Red tape will hit property investors

Allister Heath
HERE is another reason to be downbeat about the housing market. Buy-to-let investors are being hit by yet more red tape from 6 April; with many already licking their wounds from the slide in house prices, landlords may eventually come to the conclusion that it just isn’t worth the hassle any more to invest in property.

From next week, landlords will require planning permission if they wish to rent a property to three or more unrelated tenants (such as an informal group of young professionals or students sharing a house), unless the property is already operating a shared tenancy. This will create delays – landlords may have to wait 8 weeks to obtain planning permission – there will be extra costs and uncertainty – what if the decision is turned down? The rules will also give the authorities sweeping new powers over the social make-up of a street or district. Until now planning law has controlled building use, not the type or number of people who may live there. Slowly but surely, the march of officialdom is threatening to squeeze out private investors from one of their last remaining strongholds.

One of my favourite economists is David B. Smith, for many years chief economist at Williams de Broe. Having retired from the City, he now chairs the Institute of Economic Affairs’ shadow monetary policy committee.

A day after the Office for National Statistics upped its estimate of fourth quarter GDP growth to 0.4 per cent, it is worth examining the interesting things Smith has to say about what happened to the private sector during the recession – and the best way to get the economy moving again.

During the first three quarters of 2009, Britain’s GDP fell 5.4 per cent but private domestic expenditure plummeted 11.7 per cent, according to a paper by Smith published by the Institute of Economic Affairs. This helps explain why many in the private sector felt as if the economy was falling into depression whereas the overall figures, bolstered by continuing growth in the state sector, were terrible but not disastrous.
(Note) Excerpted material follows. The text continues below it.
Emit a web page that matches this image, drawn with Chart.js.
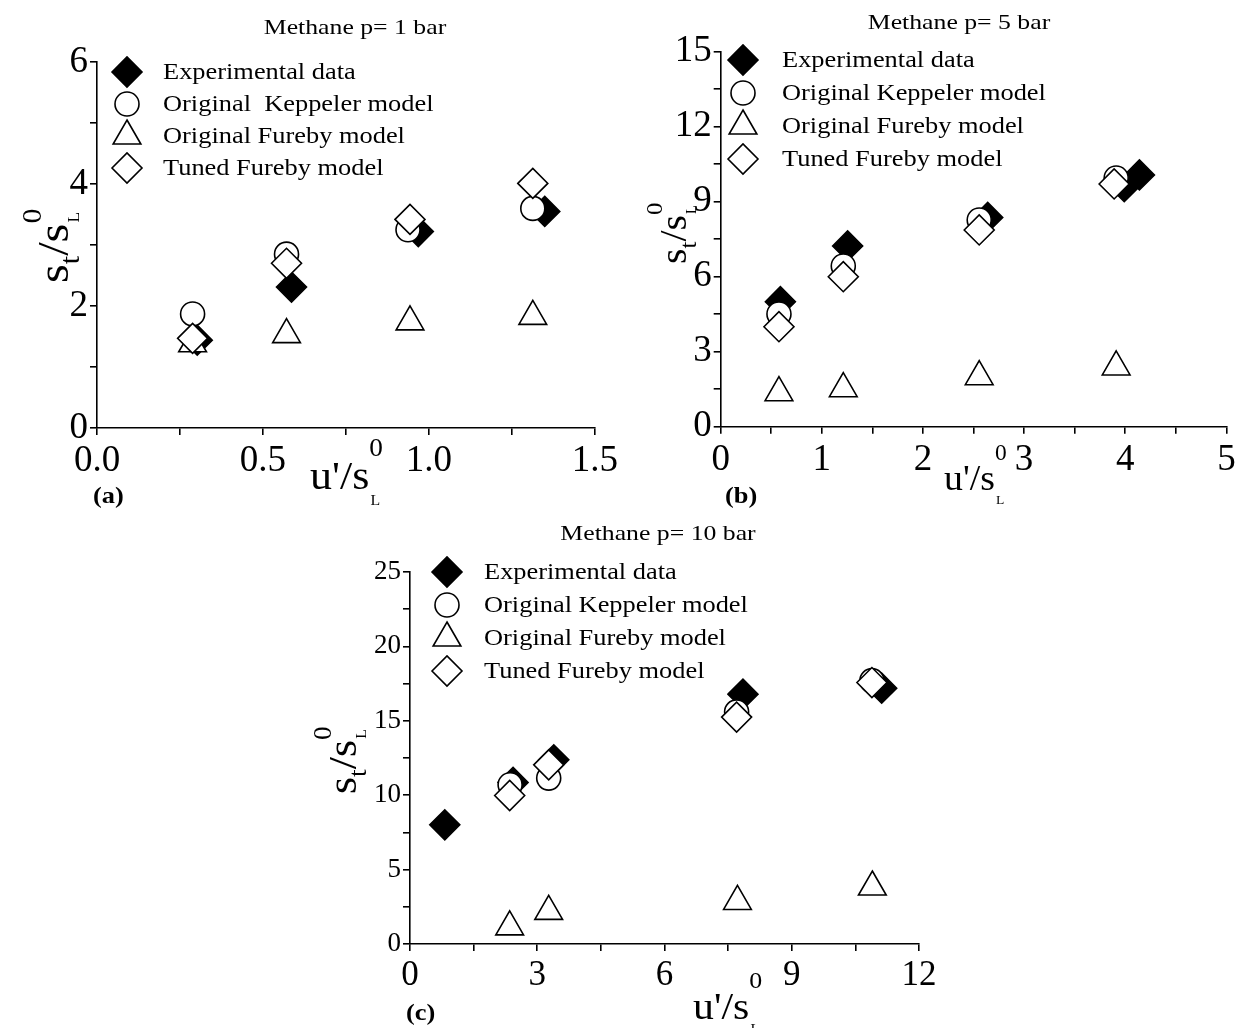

The huge size of the state also helps to explain why rock-bottom interest rates and quantitative easing had less of an effect on overall GDP than some had expected. The simple truth is that government expenditure, which now accounts for 52 per cent of UK GDP, according to the OECD, is unaffected by how much money there is sloshing around the economy and on corporate balance sheets. This is because the authorities can create public spending at will. So pro-growth monetary policy only affects 48 per cent of the economy’s expenditure.

At the same time, Britain’s bloated government is squeezing out the private sector: Smith’s research suggests that private activity falls by 1 per cent for each 1 percentage point rise in the burdens of taxation and government borrowing. The rise in the government spending share between 1997-98 and 2009-10 means that private domestic expenditure was 9.1 per cent lower than it would otherwise have been last year (equivalent to a 0.73 per cent compound annual hit) – a £81.6bn loss. It helps explain the collapse in the nation’s taxable capacity.

The answer is as simple as it is painful: we need public spending cuts to stimulate a private sector recovery. There is no time to waste: only a large dose of reverse Keynesianism can save us.